== Given data ==
■ ■ ■ ■

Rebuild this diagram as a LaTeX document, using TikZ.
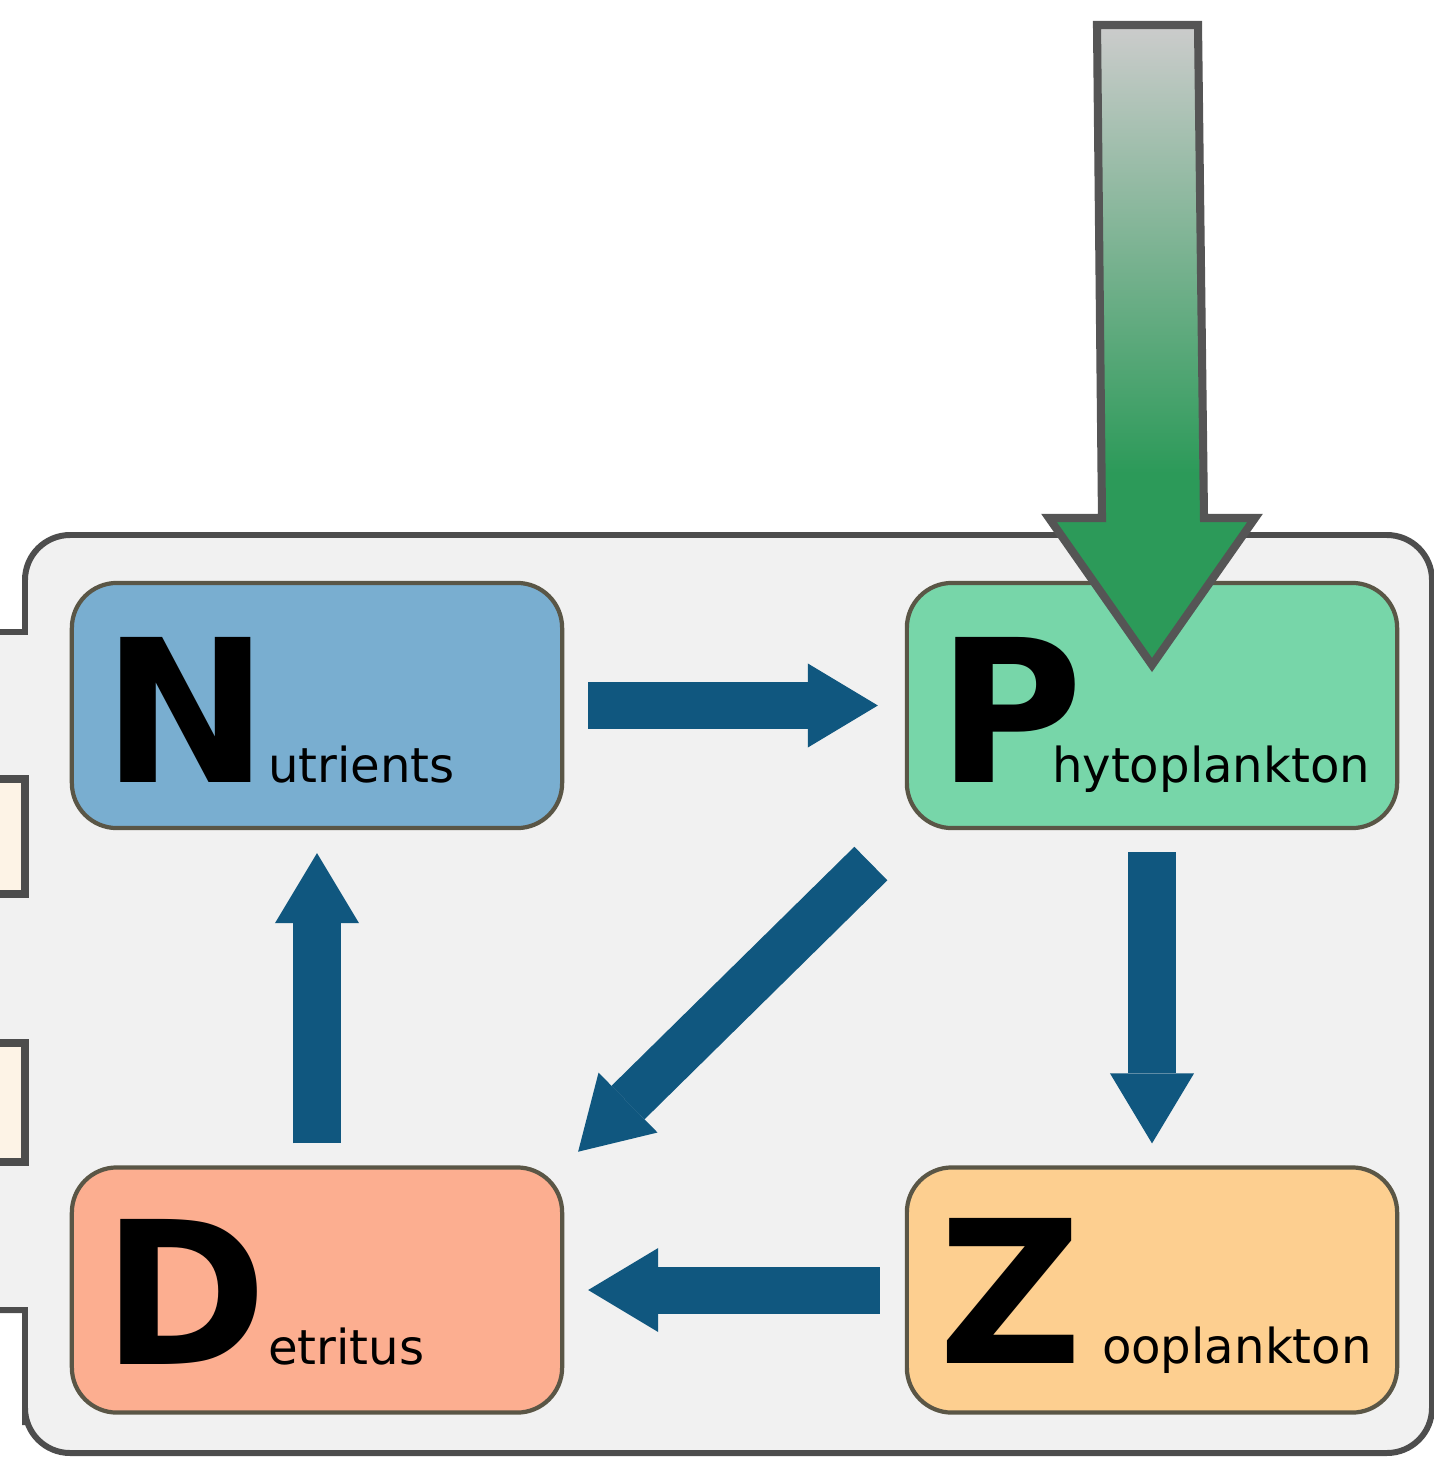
\documentclass[tikz,border=0pt]{standalone}
\usepackage{fontspec}
\setmainfont{DejaVu Sans}
\usetikzlibrary{arrows.meta}
\definecolor{panelfill}{HTML}{F1F1F1}
\definecolor{panelline}{HTML}{4D4D4D}
\definecolor{boxline}{HTML}{5A5646}
\definecolor{nfill}{HTML}{79AED0}
\definecolor{pfill}{HTML}{77D6A9}
\definecolor{dfill}{HTML}{FCAE90}
\definecolor{zfill}{HTML}{FDCF90}
\definecolor{flowblue}{HTML}{10577F}
\definecolor{arrowedge}{HTML}{555555}
\definecolor{flowgreen}{HTML}{2C9A59}
\definecolor{flowgrey}{HTML}{CCCCCC}
\definecolor{cream}{HTML}{FDF3E6}
\pgfdeclareverticalshading{greenfade}{100bp}{color(0bp)=(flowgreen); color(40bp)=(flowgreen); color(75bp)=(flowgrey); color(100bp)=(flowgrey)}
\begin{document}
\begin{tikzpicture}[x=0.01cm,y=-0.01cm,
  box/.style={draw=boxline, line width=1.2pt, rounded corners=0.45cm,
    minimum width=4.9cm, minimum height=2.45cm, inner sep=0pt, outer sep=0pt},
  bigletter/.style={anchor=base west, inner sep=0pt, outer sep=0pt,
    font=\fontsize{56.6}{60}\selectfont\bfseries},
  smalltext/.style={anchor=base west, inner sep=0pt, outer sep=0pt,
    font=\fontsize{13.7}{16}\selectfont},
  flow/.style={draw=flowblue, line width=0.47cm,
    -{Triangle[length=0.7cm,width=0.84cm,line width=0pt]}},
  sidebox/.style={draw=panelline, fill=cream, line width=2pt},
]
\useasboundingbox (0,0) rectangle (1434,1457);
\clip (0,0) rectangle (1434,1457);

% panel
\fill[panelfill] (0,632) -- (25,632) -- (25,600) [rounded corners=0.45cm] -- (25,535)
  -- (1432,535) -- (1432,1453) -- (25,1453) -- (25,1380) [sharp corners] -- (25,1310)
  -- (0,1310) -- cycle;
\draw[panelline, line width=1.7pt] (0,632) -- (25,632) -- (25,600) [rounded corners=0.45cm] -- (25,535)
  -- (1432,535) -- (1432,1453) -- (25,1453) -- (25,1380) [sharp corners] -- (25,1310)
  -- (0,1310);

% side boxes
\draw[sidebox] (-20,779) rectangle (25,894);
\draw[sidebox] (-20,1043) rectangle (25,1162);

% compartments
\node[box, fill=nfill] (N) at (317,705.5) {};
\node[box, fill=pfill] (P) at (1152,705.5) {};
\node[box, fill=dfill] (D) at (317,1290) {};
\node[box, fill=zfill] (Z) at (1152,1290) {};

% labels
\node[bigletter] (Nl) at (102,782) {N};
\node[smalltext] (Ns) at (268,782) {utrients};
\node[bigletter] (Pl) at (937,782) {P};
\node[smalltext] (Ps) at (1052,782) {hytoplankton};
\node[bigletter] (Dl) at (102,1364) {D};
\node[smalltext] (Ds) at (268,1364) {etritus};
\node[bigletter] (Zl) at (938,1363) {Z};
\node[smalltext] (Zs) at (1102,1363) {ooplankton};

% flows
\draw[flow, shorten <=0.26cm, shorten >=0.29cm] (N.east) -- (P.west);
\draw[flow, shorten <=0.24cm, shorten >=0.24cm] (P.south) -- (Z.north);
\draw[flow, shorten <=0.27cm, shorten >=0.26cm] (Z.west) -- (D.east);
\draw[flow, shorten <=0.24cm, shorten >=0.25cm] (D.north) -- (N.south);
\draw[flow, shorten <=0.505cm, shorten >=0.224cm] (P.south west) -- (D.north east);

% light input arrow
\shadedraw[shading=greenfade, draw=arrowedge, line width=2.3pt, line join=miter]
  (1097,25) -- (1198,25) -- (1204,518) -- (1255,518) -- (1152,665)
  -- (1049,518) -- (1102,518) -- cycle;
\end{tikzpicture}
\end{document}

■ ■ ■ ■

== Instructions for the task ==
Reproduce every line precisely as given, omitting all pictures.

== Correct result ==
Rebuild this diagram as a LaTeX document, using TikZ.
\documentclass[tikz,border=0pt]{standalone}
\usepackage{fontspec}
\setmainfont{DejaVu Sans}
\usetikzlibrary{arrows.meta}
\definecolor{panelfill}{HTML}{F1F1F1}
\definecolor{panelline}{HTML}{4D4D4D}
\definecolor{boxline}{HTML}{5A5646}
\definecolor{nfill}{HTML}{79AED0}
\definecolor{pfill}{HTML}{77D6A9}
\definecolor{dfill}{HTML}{FCAE90}
\definecolor{zfill}{HTML}{FDCF90}
\definecolor{flowblue}{HTML}{10577F}
\definecolor{arrowedge}{HTML}{555555}
\definecolor{flowgreen}{HTML}{2C9A59}
\definecolor{flowgrey}{HTML}{CCCCCC}
\definecolor{cream}{HTML}{FDF3E6}
\pgfdeclareverticalshading{greenfade}{100bp}{color(0bp)=(flowgreen); color(40bp)=(flowgreen); color(75bp)=(flowgrey); color(100bp)=(flowgrey)}
\begin{document}
\begin{tikzpicture}[x=0.01cm,y=-0.01cm,
  box/.style={draw=boxline, line width=1.2pt, rounded corners=0.45cm,
    minimum width=4.9cm, minimum height=2.45cm, inner sep=0pt, outer sep=0pt},
  bigletter/.style={anchor=base west, inner sep=0pt, outer sep=0pt,
    font=\fontsize{56.6}{60}\selectfont\bfseries},
  smalltext/.style={anchor=base west, inner sep=0pt, outer sep=0pt,
    font=\fontsize{13.7}{16}\selectfont},
  flow/.style={draw=flowblue, line width=0.47cm,
    -{Triangle[length=0.7cm,width=0.84cm,line width=0pt]}},
  sidebox/.style={draw=panelline, fill=cream, line width=2pt},
]
\useasboundingbox (0,0) rectangle (1434,1457);
\clip (0,0) rectangle (1434,1457);

% panel
\fill[panelfill] (0,632) -- (25,632) -- (25,600) [rounded corners=0.45cm] -- (25,535)
  -- (1432,535) -- (1432,1453) -- (25,1453) -- (25,1380) [sharp corners] -- (25,1310)
  -- (0,1310) -- cycle;
\draw[panelline, line width=1.7pt] (0,632) -- (25,632) -- (25,600) [rounded corners=0.45cm] -- (25,535)
  -- (1432,535) -- (1432,1453) -- (25,1453) -- (25,1380) [sharp corners] -- (25,1310)
  -- (0,1310);

% side boxes
\draw[sidebox] (-20,779) rectangle (25,894);
\draw[sidebox] (-20,1043) rectangle (25,1162);

% compartments
\node[box, fill=nfill] (N) at (317,705.5) {};
\node[box, fill=pfill] (P) at (1152,705.5) {};
\node[box, fill=dfill] (D) at (317,1290) {};
\node[box, fill=zfill] (Z) at (1152,1290) {};

% labels
\node[bigletter] (Nl) at (102,782) {N};
\node[smalltext] (Ns) at (268,782) {utrients};
\node[bigletter] (Pl) at (937,782) {P};
\node[smalltext] (Ps) at (1052,782) {hytoplankton};
\node[bigletter] (Dl) at (102,1364) {D};
\node[smalltext] (Ds) at (268,1364) {etritus};
\node[bigletter] (Zl) at (938,1363) {Z};
\node[smalltext] (Zs) at (1102,1363) {ooplankton};

% flows
\draw[flow, shorten <=0.26cm, shorten >=0.29cm] (N.east) -- (P.west);
\draw[flow, shorten <=0.24cm, shorten >=0.24cm] (P.south) -- (Z.north);
\draw[flow, shorten <=0.27cm, shorten >=0.26cm] (Z.west) -- (D.east);
\draw[flow, shorten <=0.24cm, shorten >=0.25cm] (D.north) -- (N.south);
\draw[flow, shorten <=0.505cm, shorten >=0.224cm] (P.south west) -- (D.north east);

% light input arrow
\shadedraw[shading=greenfade, draw=arrowedge, line width=2.3pt, line join=miter]
  (1097,25) -- (1198,25) -- (1204,518) -- (1255,518) -- (1152,665)
  -- (1049,518) -- (1102,518) -- cycle;
\end{tikzpicture}
\end{document}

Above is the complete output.